5 client reporting mistakes that kill agency retention
The client reporting mistakes that quietly drive churn at agencies - vanity metrics, irregular cadence, hiding bad news - and the small fixes that turn reporting into a retention tool.
Part of the client reporting guide
Bad reporting loses clients faster than bad work
Most agency churn isn't a quality problem - it's a reporting one. A client who can't see the value isn't sure they're getting it; a client who's surprised by bad news feels misled; a client whose reports turn up irregularly assumes you've stopped caring. None of these problems are about the work - they're about the visibility around it. Good news is they're all cheap to fix.
Here are the five reporting mistakes that quietly cause more churn than anything else, and the small move that fixes each.
1. Reporting on your activity, not their goals
The classic mistake. The report lists everything the team did - articles written, posts published, meetings held - rather than connecting any of it to the client's actual goal. The client reads it and wonders "great, but did it work?" Fix: lead every report with the client's metric (the one they care about), then tie the activity back. Activity is a means; outcome is the point.
2. Vanity metrics that hide the story
Impressions, reach, "engagement" - numbers that sound big and tell you nothing about whether the business moved. Vanity metrics dominate when the actual results aren't strong, and clients notice. Fix: report on the metrics that genuinely move the business - revenue, qualified leads, retention, costs reduced. If the headline metric isn't moving, name it before they ask.
3. Irregular cadence
The weekly update lands four Fridays in a row, then disappears for three weeks. Even when the work is fine, the silence creates anxiety, and anxiety becomes "is this still working?" Fix: pick a cadence you can actually hold (a short weekly update + a monthly review is usually right) and protect it. Consistency builds more trust than detail.
4. Hiding the bad news
A metric dropped. The launch slipped. The team is going to miss the deadline. You bury it - or worse, omit it - because you don't want to deal with the conversation. The client notices anyway, and now they're not just unhappy about the problem - they're unhappy you didn't tell them. Fix: name the bad news first, in your own words, with the plan to fix it. Trust is built by the agency that names the problem first.
5. No clear ask of the client
The report drops in their inbox with no next step, no question, no decision needed. Now it's information they may or may not read. Fix: end every report with one explicit ask - a decision needed, an asset to send, a yes/no on the next priority. Reports without an ask drift; reports with an ask move work forward.
What good reporting actually does
Run the right way, client reporting is the most under-rated retention and expansion tool an agency has. A clear, consistent, honest report that connects work to outcome and ends with an ask:
- Reassures the client every cycle.
- Documents the value you're delivering, so renewal is a foregone conclusion.
- Surfaces issues while they're small.
- Opens the natural upsell and cross-sell conversations.
None of it requires fancy dashboards.

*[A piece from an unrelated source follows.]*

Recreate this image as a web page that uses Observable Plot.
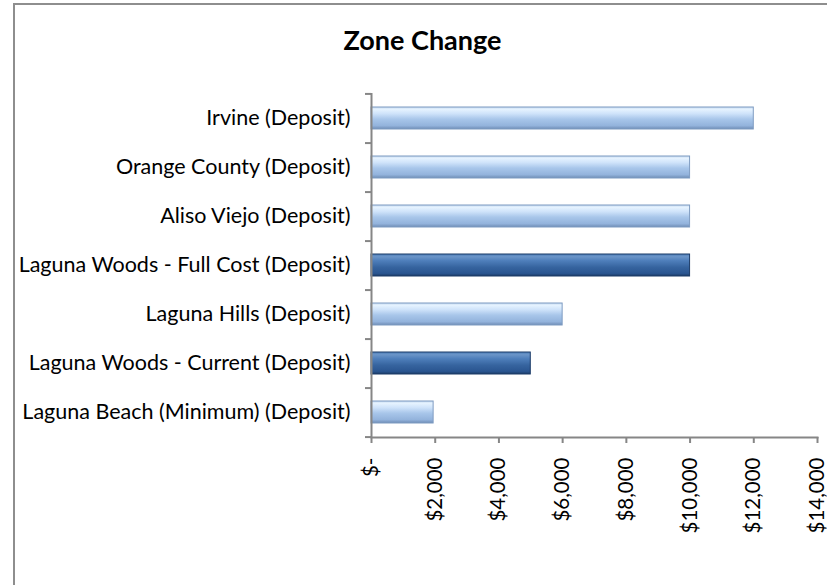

It requires discipline about the four things above and a habit that holds. For the full picture, see the client reporting guide. The reporting cadence question is handled in how often should agencies report to clients.
Frequently asked questions
What's the biggest mistake agencies make in client reporting?
Reporting on their own activity instead of the client's goals. The client reads a list of what the team did and wonders if any of it moved the metric they actually care about. Lead every report with the client's number, then tie activity back.
Why do clients churn despite good work?
Almost always a visibility problem, not a quality one. A client who can't see the value isn't sure they're getting it; a client surprised by bad news feels misled; a client whose reports are irregular assumes you've stopped caring. Reporting is where retention is won or lost.
Should I hide bad news from clients?
No - it's the single fastest way to lose trust. When something isn't working, name it before the client does, in your own words, with the plan to fix it. The trust hit comes from the surprise, not from the news itself.
How can I improve client retention through reporting?
Lead with the client's metric (not your activity), hold a consistent cadence (a weekly update plus monthly review is usually right), name bad news first, and end every report with one explicit ask. Each of these is small; together they make reporting the retention tool it can be.